[Talk-GB] Tagging of private parking in gardens
Mark Goodge
mark at good-stuff.co.uk
Thu Jan 5 18:36:07 UTC 2023
On 05/01/2023 14:52, Jon Pennycook wrote:
> I don't know how much of the parking areas mapped in Crowthorne at
> https://www.openstreetmap.org/?mlat=51.37392&mlon=-0.82582#map=19/51.37392/-0.82582 are actually used for vehicle storage.
That whole section is somewhat bizarre. It looks as though someone has
gone out of their way to micromap absolutely everything on that housing
estate, even down to the details of flowerbeds in people's gardens, but
has then given up part way through. Go into edit and look at the aerial
view, and half the houses on The Brambles (the next street to the east
of where you've placed the marker) are missing.

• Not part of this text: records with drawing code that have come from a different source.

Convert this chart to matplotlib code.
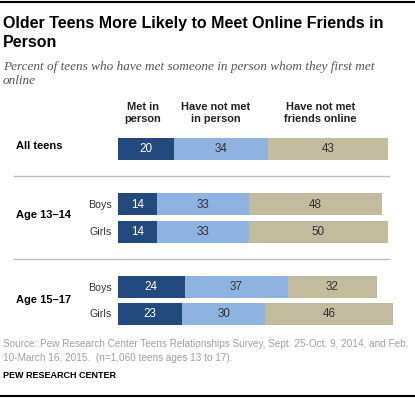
import matplotlib
matplotlib.use("Agg")
import matplotlib.pyplot as plt

# ---- data ----
groups = ["All teens", "Age 13\u201314", "Age 15\u201317"]
rows = ["", "Boys", "Girls", "Boys", "Girls"]
met = [20, 14, 14, 24, 23]
not_met = [34, 33, 33, 37, 30]
no_friends = [43, 48, 50, 32, 46]
headers = ["Met in\nperson", "Have not met\nin person", "Have not met\nfriends online"]

title = "Older Teens More Likely to Meet Online Friends in\nPerson"
subtitle = "Percent of teens who have met someone in person whom they first met\nonline"
source = ("Source: Pew Research Center Teens Relationships Survey, Sept. 25-Oct. 9, 2014, and Feb.\n"
          "10-March 16, 2015.  (n=1,060 teens ages 13 to 17).")
credit = "PEW RESEARCH CENTER"

# ---- layout (pixels) ----
W, H = 415, 398
DPI = 100
x0 = 118.0
ppu = 2.78
row_y = [149, 204, 231.7, 286.7, 313.8]
bar_h = 22

C_DARK = "#224A7C"
C_LIGHT = "#8FB3E1"
C_TAN = "#C3BB9E"

fig = plt.figure(figsize=(W / DPI, H / DPI), dpi=DPI)
ax = fig.add_axes([0, 0, 1, 1])
ax.set_xlim(-x0 / ppu, (W - x0) / ppu)
ax.set_ylim(H, 0)
ax.axis("off")

sans = "Liberation Sans"
serif = "Liberation Serif"

left = [0] * len(met)
for vals, col, tcol in [(met, C_DARK, "white"), (not_met, C_LIGHT, "#333333"), (no_friends, C_TAN, "#333333")]:
    ax.barh(row_y, vals, left=left, height=bar_h, color=col, edgecolor="none")
    for y, l, v in zip(row_y, left, vals):
        ax.text(l + v / 2, y + 0.5, f"{v}", ha="center", va="center", color=tcol,
                fontsize=8.4, family=sans)
    left = [a + b for a, b in zip(left, vals)]

def px(x, y, s, **kw):
    fig.text(x / W, 1 - y / H, s, **kw)

# top and bottom rules
fig.add_artist(plt.Line2D([0, 1], [1 - 1.5 / H, 1 - 1.5 / H], color="black", lw=1.5))
fig.add_artist(plt.Line2D([0, 1], [1 - 396 / H, 1 - 396 / H], color="black", lw=1.5))

# separators
for ys in [176.3, 259.3]:
    fig.add_artist(plt.Line2D([14 / W, 389 / W], [1 - ys / H] * 2, color="#BFBFBF", lw=1.0))

# title / subtitle
t1, t2 = title.split("\n")
px(3, 28, t1, fontsize=11.5, fontweight="bold", family=sans, va="baseline")
px(3, 47, t2, fontsize=11.5, fontweight="bold", family=sans, va="baseline")
s1, s2 = subtitle.split("\n")
px(3, 70, s1, fontsize=9.5, style="italic", family=serif, color="#555555", va="baseline")
px(3, 84, s2, fontsize=9.5, style="italic", family=serif, color="#555555", va="baseline")

# headers
hx = [142.7, 216, 320.5]
for x, h in zip(hx, headers):
    a, b = h.split("\n")
    px(x, 109.5, a, fontsize=7.9, fontweight="bold", family=sans, ha="center", va="baseline", color="#222222")
    px(x, 121.5, b, fontsize=7.9, fontweight="bold", family=sans, ha="center", va="baseline", color="#222222")

# group labels
group_base = [149, 218, 302.7]
for g, yb in zip(groups, group_base):
    px(16, yb, g, fontsize=8, fontweight="bold", family=sans, va="baseline")

row_base = [None, 208, 235, 290.7, 317]
for r, yb in zip(rows, row_base):
    if r:
        px(112, yb, r, fontsize=7.7, family=sans, ha="right", va="baseline", color="#333333")

# source
sa, sb = source.split("\n")
px(3, 346.7, sa, fontsize=7.2, family=sans, color="#A0A0A0", va="baseline")
px(3, 360.7, sb, fontsize=7.2, family=sans, color="#A0A0A0", va="baseline")
px(3, 378, credit, fontsize=6.5, fontweight="bold", family=sans, va="baseline")

fig.savefig("out.png", dpi=DPI)
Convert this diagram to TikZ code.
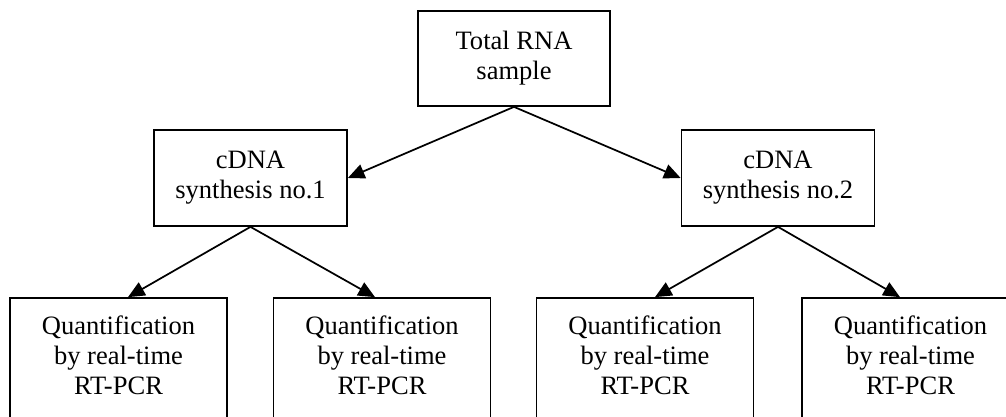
\documentclass[tikz,border=0pt]{standalone}
\usepackage{fontspec}
\setmainfont{Liberation Serif}
\usetikzlibrary{arrows.meta}
\begin{document}
\begin{tikzpicture}[x=0.75pt,y=-0.75pt,
  box/.style={draw,line width=1.3pt,inner sep=0pt,align=center,
    font=\fontsize{19.9}{22.5}\selectfont},
  topbox/.style={box,minimum width=144pt,minimum height=71.25pt},
  midbox/.style={box,minimum width=144.75pt,minimum height=72pt},
  qbox/.style={box,minimum width=162.75pt,minimum height=97.5pt,text depth=12pt},
  arr/.style={line width=1.3pt,-{Triangle[length=12.5pt,width=11pt]}}]
\clip (0,0) rectangle (1006,417);
\useasboundingbox (0,0) rectangle (1006,417);
\node[topbox] (top) at (514,58.5) {Total RNA\\sample};
\node[midbox] (m1) at (250.5,178) {cDNA\\synthesis no.1};
\node[midbox] (m2) at (778,178) {cDNA\\synthesis no.2};
\node[qbox] (b1) at (118.5,363) {Quantification\\by real-time\\RT-PCR};
\node[qbox] (b2) at (382,363) {Quantification\\by real-time\\RT-PCR};
\node[qbox] (b3) at (645,363) {Quantification\\by real-time\\RT-PCR};
\node[qbox] (b4) at (910.5,363) {Quantification\\by real-time\\RT-PCR};
\coordinate (ta) at (top.south);
\coordinate (m1a) at (m1.south);
\coordinate (m2a) at (m2.south);
\draw[arr] (ta) -- (m1.east);
\draw[arr] (ta) -- (m2.west);
\draw[arr] (m1a) -- (b1.north -| 128,0);
\draw[arr] (m1a) -- (b2.north -| 375,0);
\draw[arr] (m2a) -- (b3.north -| 655,0);
\draw[arr] (m2a) -- (b4.north -| 900,0);
\end{tikzpicture}
\end{document}
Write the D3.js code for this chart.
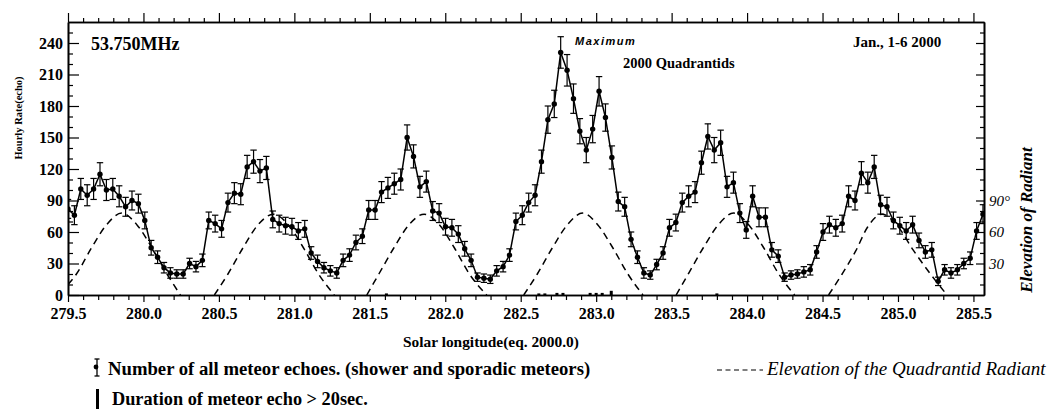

Look at the detailed tags of those parking spaces, and some of them go
into extraordinary detail such as the nature of the surface ("sandstone
blocks", for example). But despite the fact that these are big,
expensive houses with big, expensive grounds, the capacity tag for these
car parks is always just 2 or 3. Which is ridiculous - you could easily
get a dozen cars in most of them (look at them on Google Streetview).
I'm not at all sure that this level of mapping is desirable. For a
start, it isn't sustainable - nobody can keep up with all the possible
changes as people remodel their gardens and change the number of cars in
their households. And, also, going into so much detail on some houses
while leaving the rest entirely unmapped - not even outlines - gives an
entirely false impression of an area. Looking at it on the website - any
render, not just the default Carto - and this appears to be some kind of
standalone housing estate with nothing else around it. Look at the
aerial images (or, for that matter, any other map), and it's clearly
part of the general urban area of the town.
I don't know what the solution to this is. But, whatever it is, I don't
think this particular mapper's activity is a valuable guide to whether
we should be mapping people's driveways as car parks elsewhere.